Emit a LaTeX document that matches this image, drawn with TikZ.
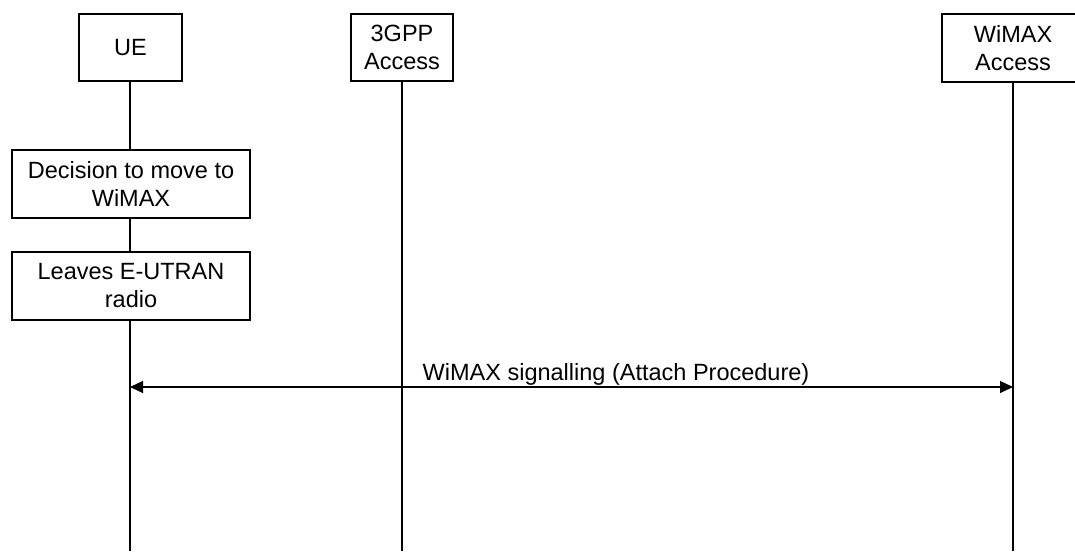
\documentclass[tikz,border=0pt]{standalone}
\usepackage{fontspec}
\setmainfont{Liberation Sans}
\usetikzlibrary{arrows.meta}
\begin{document}
\begin{tikzpicture}[x=1pt,y=-1pt,
  box/.style={draw,line width=1.2pt,align=center,inner sep=0pt,font=\fontsize{23.5}{28}\selectfont},
  life/.style={line width=1.2pt},
  msg/.style={line width=1.2pt,{Triangle[length=13pt,width=12pt]}-{Triangle[length=13pt,width=12pt]}},
  lbl/.style={font=\fontsize{23.5}{28}\selectfont,inner sep=0pt}]
\useasboundingbox (0,0) rectangle (1075,551);
\node[box,minimum width=103pt,minimum height=67pt] (ue) at (130.5,47.5) {UE};
\node[box,minimum width=102pt,minimum height=67pt] (gpp) at (402,47.5) {3GPP\\Access};
\node[box,minimum width=142pt,minimum height=68pt] (wmx) at (1013,48) {WiMAX\\Access};
\node[box,minimum width=238pt,minimum height=68pt] (dec) at (131,184) {Decision to move to\\WiMAX};
\node[box,minimum width=238pt,minimum height=68pt] (lea) at (131,286) {Leaves E-UTRAN\\radio};
\coordinate (ueb) at (130,551);
\coordinate (gppb) at (402,551);
\coordinate (wmxb) at (1013,551);
\coordinate (uem) at (130,387);
\coordinate (wmxm) at (1013,387);
\draw[life] (ue.south -| uem) -- (dec.north -| uem);
\draw[life] (dec.south -| uem) -- (lea.north -| uem);
\draw[life] (lea.south -| uem) -- (ueb);
\draw[life] (gpp.south) -- (gppb);
\draw[life] (wmx.south) -- (wmxb);
\draw[msg] (uem) -- (wmxm);
\node[lbl,anchor=base] (ml) at (616,380) {WiMAX signalling (Attach Procedure)};
\end{tikzpicture}
\end{document}
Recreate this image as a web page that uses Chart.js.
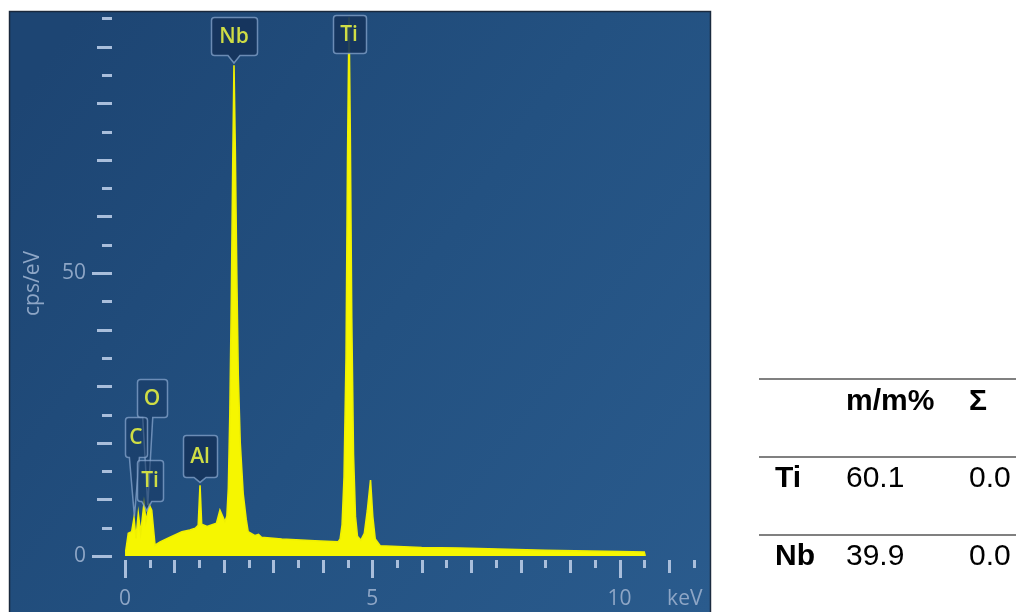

_____

All of the entries above should be copied exactly, except for the pictures.

Emit a LaTeX document that matches this image, drawn with TikZ.
\documentclass[tikz,border=0pt]{standalone}
\usepackage{fontspec}
\setmainfont{Liberation Sans}
\usetikzlibrary{arrows.meta}
\begin{document}
\begin{tikzpicture}[x=1pt,y=-1pt,
  box/.style={draw,line width=1.2pt,align=center,inner sep=0pt,font=\fontsize{23.5}{28}\selectfont},
  life/.style={line width=1.2pt},
  msg/.style={line width=1.2pt,{Triangle[length=13pt,width=12pt]}-{Triangle[length=13pt,width=12pt]}},
  lbl/.style={font=\fontsize{23.5}{28}\selectfont,inner sep=0pt}]
\useasboundingbox (0,0) rectangle (1075,551);
\node[box,minimum width=103pt,minimum height=67pt] (ue) at (130.5,47.5) {UE};
\node[box,minimum width=102pt,minimum height=67pt] (gpp) at (402,47.5) {3GPP\\Access};
\node[box,minimum width=142pt,minimum height=68pt] (wmx) at (1013,48) {WiMAX\\Access};
\node[box,minimum width=238pt,minimum height=68pt] (dec) at (131,184) {Decision to move to\\WiMAX};
\node[box,minimum width=238pt,minimum height=68pt] (lea) at (131,286) {Leaves E-UTRAN\\radio};
\coordinate (ueb) at (130,551);
\coordinate (gppb) at (402,551);
\coordinate (wmxb) at (1013,551);
\coordinate (uem) at (130,387);
\coordinate (wmxm) at (1013,387);
\draw[life] (ue.south -| uem) -- (dec.north -| uem);
\draw[life] (dec.south -| uem) -- (lea.north -| uem);
\draw[life] (lea.south -| uem) -- (ueb);
\draw[life] (gpp.south) -- (gppb);
\draw[life] (wmx.south) -- (wmxb);
\draw[msg] (uem) -- (wmxm);
\node[lbl,anchor=base] (ml) at (616,380) {WiMAX signalling (Attach Procedure)};
\end{tikzpicture}
\end{document}
Recreate this image as a web page that uses Chart.js.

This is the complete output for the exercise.